Two people died and three others escaped with minor injuries when a boat swamped Sunday after its engine failed near the King-Lincoln Park pier in Newport News, Va.
Virginia Marine Police preliminarily determined that the boat, a 1975 Manatee, was overloaded. In addition to the five passengers, it held a cooler, the Daily Press in Newport News reported.
A reporter from WAVY-TV spoke to police officers and witnesses.
Tony Pierce, who was fishing off the King-Lincoln Park pier, told the Daily Press that he saw the five people — two women and three men — and a dog in the water and the tail end of a boat that had just capsized. Pierce said he ran to the end of the pier with a rope that he threw to one of the men.
“He had the strength at first,” Pierce said, but after about 10 minutes the man could no longer hold on.
Two of the five people who were in the boat died. Two others were transported to Riverside Regional Medical Center by ambulance, according to Newport News Fire Department and Virginia Marine Resources Commission officials. The fifth, a man, received basic medical treatment at the scene, police said.
The boat was impounded by marine police as the commission investigates. The boat’s engine is being examined for any mechanical issues that may have contributed to the accident, the commission said.
Onlookers said the boat’s engine had stalled about 25 yards off the pier. While one man tried to get it started again, the wind and waves picked up, splashing water into the boat.
“It was white-capping out here,” said Billy Whitson, of Hampton, Va., who was fishing on the pier at the time of the accident.
Dominque Ruffin, also of Hampton, said the group was bailing water with coolers, but the boat went under.

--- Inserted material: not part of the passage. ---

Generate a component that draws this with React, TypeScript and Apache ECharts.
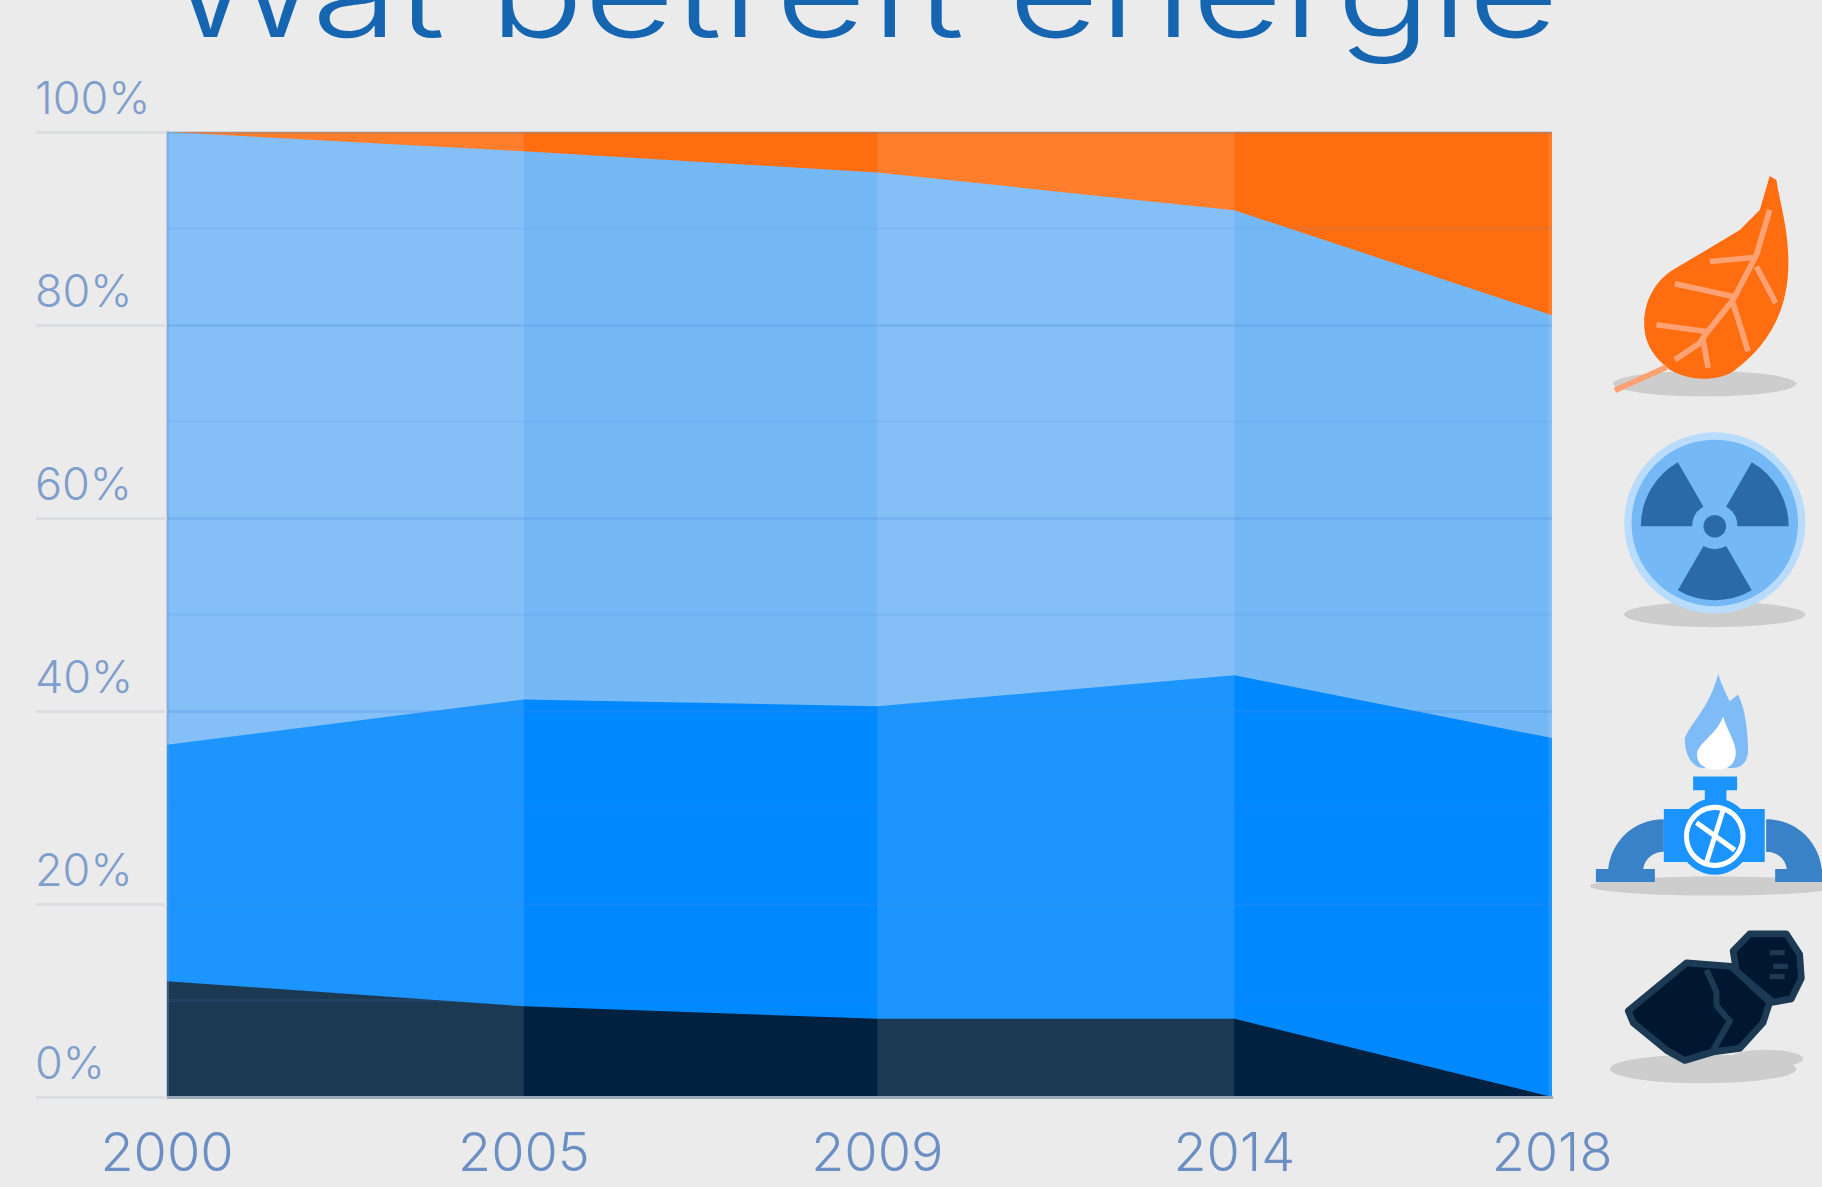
import React, { useEffect, useRef } from "react";
import * as echarts from "echarts";

const years = ["2000", "2005", "2009", "2014", "2018"];
// ordinal slot of each survey on the (slightly uneven) horizontal axis
const xSlots = [0, 1, 1.99, 2.99, 3.88];
const coal = [12, 9.4, 8.1, 8.1, 0];
const gas = [24.5, 31.8, 32.4, 35.6, 37.2];
const nuclear = [63.5, 56.8, 55.3, 48.2, 43.8];
const renewable = [0, 2, 4.2, 8.1, 19];
const titleText = "Wat betreft energie";
const FONT = "Inter, 'Noto Sans', sans-serif";
const SHADOW = "#cdcdcd";

const leafD = "M810 138 L830 150 C840 220 866 290 866 400 C866 560 790 660 700 725 C650 755 570 755 510 720 C460 680 433 640 433 580 C433 510 470 450 520 420 L620 360 L720 300 L780 240 L795 190 Z";
const flameOuterD = "M655 70 C665 100 680 130 690 150 L715 130 C735 170 745 230 745 300 C740 330 725 345 700 345 L610 345 C580 345 555 310 555 260 C565 220 630 170 655 70 Z";
const flameInnerD = "M670 195 C685 240 708 270 708 300 C708 330 690 350 650 350 C610 350 588 330 592 298 C605 265 650 245 670 195 Z";
const pipeD = "M492 495 C400 495 335 560 325 640 L288 640 L288 678 L465 678 L465 640 L430 640 C435 610 460 590 492 590 Z";
echarts.graphic.registerShape("leafIcon", echarts.graphic.extendPath(leafD, {}));
echarts.graphic.registerShape("flameOuterIcon", echarts.graphic.extendPath(flameOuterD, {}));
echarts.graphic.registerShape("flameInnerIcon", echarts.graphic.extendPath(flameInnerD, {}));
echarts.graphic.registerShape("pipeIcon", echarts.graphic.extendPath(pipeD, {}));

const leafVeins = [
  [[345,782],[500,712]],
  [[810,240],[770,375],[700,510],[620,610],[600,640],[525,690]],
  [[770,382],[630,395]],
  [[770,410],[828,520]],
  [[700,500],[525,462]],
  [[700,520],[745,665]],
  [[620,605],[470,585]],
  [[610,630],[625,715]],
];
const coalBig = [[385,1055],[560,915],[695,925],[810,1030],[790,1090],[720,1165],[640,1175],[555,1200],[500,1170],[400,1090]];
const coalSeam = [[620,935],[650,1000],[650,1040],[690,1085],[640,1170]];
const coalSmall = [[700,880],[750,830],[860,830],[900,890],[905,960],[875,1020],[820,1030],[710,940]];
const coalMarks = [[[810,885],[855,885]], [[820,925],[865,925]], [[810,955],[855,955]]];

const deg = (d: number) => (d * Math.PI) / 180;

function iconsUpper() {
  const blades = [[180, 240], [300, 360], [60, 120]].map(([s, e]) => ({
    type: "sector",
    shape: { cx: 645, cy: 1190, r: 222, r0: 68, startAngle: deg(s), endAngle: deg(e), clockwise: true },
    style: { fill: "#2a6aa9" },
  }));
  return {
    type: "group", x: 1500, y: 130, scaleX: 1 / 3, scaleY: 1 / 3, silent: true,
    children: [
      { type: "ellipse", shape: { cx: 615, cy: 762, rx: 275, ry: 38 }, style: { fill: SHADOW } },
      { type: "leafIcon", style: { fill: "#ff6d11" } },
      ...leafVeins.map((p) => ({ type: "polyline", shape: { points: p }, style: { stroke: "#ffa273", lineWidth: 17, fill: "none" } })),
      { type: "ellipse", shape: { cx: 645, cy: 1455, rx: 272, ry: 38 }, style: { fill: SHADOW } },
      { type: "circle", shape: { cx: 645, cy: 1180, r: 272 }, style: { fill: "#b9dcfd" } },
      { type: "circle", shape: { cx: 645, cy: 1180, r: 250 }, style: { fill: "#75b8f6" } },
      ...blades,
      { type: "circle", shape: { cx: 645, cy: 1190, r: 34 }, style: { fill: "#2a6aa9" } },
    ],
  };
}

function iconsLower() {
  return {
    type: "group", x: 1500, y: 650, scaleX: 1 / 3, scaleY: 1 / 2.92, silent: true,
    children: [
      { type: "ellipse", shape: { cx: 645, cy: 690, rx: 375, ry: 28 }, style: { fill: SHADOW } },
      { type: "flameOuterIcon", style: { fill: "#7fbcf7" } },
      { type: "flameInnerIcon", style: { fill: "#ffffff" } },
      { type: "pipeIcon", style: { fill: "#3a82c8" } },
      { type: "pipeIcon", x: 1290, scaleX: -1, style: { fill: "#3a82c8" } },
      { type: "rect", shape: { x: 580, y: 370, width: 132, height: 40 }, style: { fill: "#1c94ff" } },
      { type: "rect", shape: { x: 615, y: 408, width: 65, height: 35 }, style: { fill: "#1c94ff" } },
      { type: "rect", shape: { x: 492, y: 465, width: 303, height: 155 }, style: { fill: "#1c94ff" } },
      { type: "circle", shape: { cx: 645, cy: 545, r: 112 }, style: { fill: "#1c94ff" } },
      { type: "circle", shape: { cx: 645, cy: 545, r: 85 }, style: { fill: "none", stroke: "#ffffff", lineWidth: 15 } },
      { type: "line", shape: { x1: 590, y1: 505, x2: 705, y2: 585 }, style: { stroke: "#ffffff", lineWidth: 15 } },
      { type: "line", shape: { x1: 620, y1: 622, x2: 670, y2: 468 }, style: { stroke: "#ffffff", lineWidth: 15 } },
      { type: "ellipse", shape: { cx: 610, cy: 1225, rx: 280, ry: 42 }, style: { fill: SHADOW } },
      { type: "ellipse", shape: { cx: 800, cy: 1195, rx: 110, ry: 26 }, style: { fill: SHADOW } },
      { type: "polygon", shape: { points: coalSmall }, style: { fill: "#00182f", stroke: "#1d3a55", lineWidth: 20, lineJoin: "round" } },
      ...coalMarks.map((p) => ({ type: "polyline", shape: { points: p }, style: { stroke: "#1d3a55", lineWidth: 15, fill: "none" } })),
      { type: "polygon", shape: { points: coalBig }, style: { fill: "#00182f", stroke: "#1d3a55", lineWidth: 20, lineJoin: "round" } },
      { type: "polyline", shape: { points: coalSeam }, style: { stroke: "#1d3a55", lineWidth: 18, fill: "none" } },
    ],
  };
}

// Running totals: each share is painted from the axis up to its cumulative
// top, topmost layer first, so the visible bands are exactly the shares.
const layers = [
  { name: "Kolen", values: coal, color: "#00213f" },
  { name: "Gas", values: gas, color: "#0088ff" },
  { name: "Kernenergie", values: nuclear, color: "#75b8f6" },
  { name: "Hernieuwbaar", values: renewable, color: "#ff6d11" },
];
const running = years.map(() => 0);
const stacked = layers.map((l) => {
  const tops = l.values.map((v, i) => (running[i] += v));
  return { ...l, tops };
});
const layerSeries = [...stacked].reverse().map((l) => ({
  name: l.name,
  type: "line",
  data: l.tops.map((v, i) => [xSlots[i], v]),
  showSymbol: false,
  lineStyle: { width: 0 },
  areaStyle: { color: l.color, opacity: 1 },
  silent: true,
}));

export default function App() {
  const ref = useRef<HTMLDivElement>(null);
  useEffect(() => {
    document.body.style.margin = "0";
    document.body.style.background = "#ebebeb";
    const chart = echarts.init(ref.current!, undefined, { renderer: "svg" });
    chart.setOption({
      animation: false,
      backgroundColor: "#ebebeb",
      grid: { left: 167, right: 270, top: 132, bottom: 90 },
      xAxis: {
        type: "value",
        min: 0,
        max: xSlots[xSlots.length - 1],
        splitLine: { show: false },
        axisTick: { show: false },
        axisLine: { show: true, lineStyle: { color: "#9aa9b5", width: 3 } },
        z: 5,
        axisLabel: {
          customValues: xSlots,
          formatter: (v: number) => years[xSlots.indexOf(v)] ?? "",
          fontFamily: FONT,
          fontSize: 54,
          fontWeight: 300,
          color: "#6c8fc3",
          margin: 27,
          showMinLabel: true,
          showMaxLabel: true,
        },
      },
      yAxis: {
        type: "value",
        min: 0,
        max: 100,
        interval: 20,
        z: 5,
        axisLine: { show: true, lineStyle: { color: "rgba(110,150,200,0.35)", width: 3 } },
        axisTick: { show: true, length: 131, lineStyle: { color: "#dcdde0", width: 3 } },
        minorTick: { show: false, splitNumber: 2 },
        splitLine: { show: true, lineStyle: { color: "rgba(70,140,225,0.22)", width: 3 } },
        minorSplitLine: { show: true, lineStyle: { color: "rgba(70,140,225,0.1)", width: 3 } },
        axisLabel: {
          formatter: "{value}%",
          align: "left",
          verticalAlign: "bottom",
          padding: [0, 0, 12, 0],
          margin: 132,
          fontFamily: FONT,
          fontSize: 45,
          fontWeight: 300,
          color: "#7f9ecb",
        },
      },
      series: [
        ...layerSeries,
        {
          name: "bands",
          type: "line",
          data: [[xSlots[0], 0]],
          showSymbol: false,
          lineStyle: { width: 0 },
          silent: true,
          markArea: {
            silent: true,
            z: 4,
            itemStyle: { color: "rgba(255,255,255,0.11)" },
            data: [
              [{ xAxis: xSlots[0] }, { xAxis: xSlots[1] }],
              [{ xAxis: xSlots[2] }, { xAxis: xSlots[3] }],
              [{ xAxis: 3.87 }, { xAxis: xSlots[4] }],
            ],
          },
        },
      ],
      graphic: [
        {
          type: "text",
          x: 168,
          y: -70,
          scaleX: 1.267,
          silent: true,
          style: { text: titleText, fontFamily: FONT, fontSize: 124, fontWeight: 300, fill: "#1565b0" },
        },
        iconsUpper(),
        iconsLower(),
      ],
    });
    return () => chart.dispose();
  }, []);
  return <div ref={ref} style={{ width: 1822, height: 1187 }} />;
}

“Everything happened so fast,” he said.
Ruffin, along with Whitson and Pierce, attempted to pull two of the men to safety, but couldn’t get them over the rail of the narrow pier. So they dragged them along the side to a ladder about halfway down the long pier. One man couldn’t keep hold and drifted away.
The current had swept the others around the corner of the pier, which sits at the mouth of the James River where it meets Chesapeake Bay.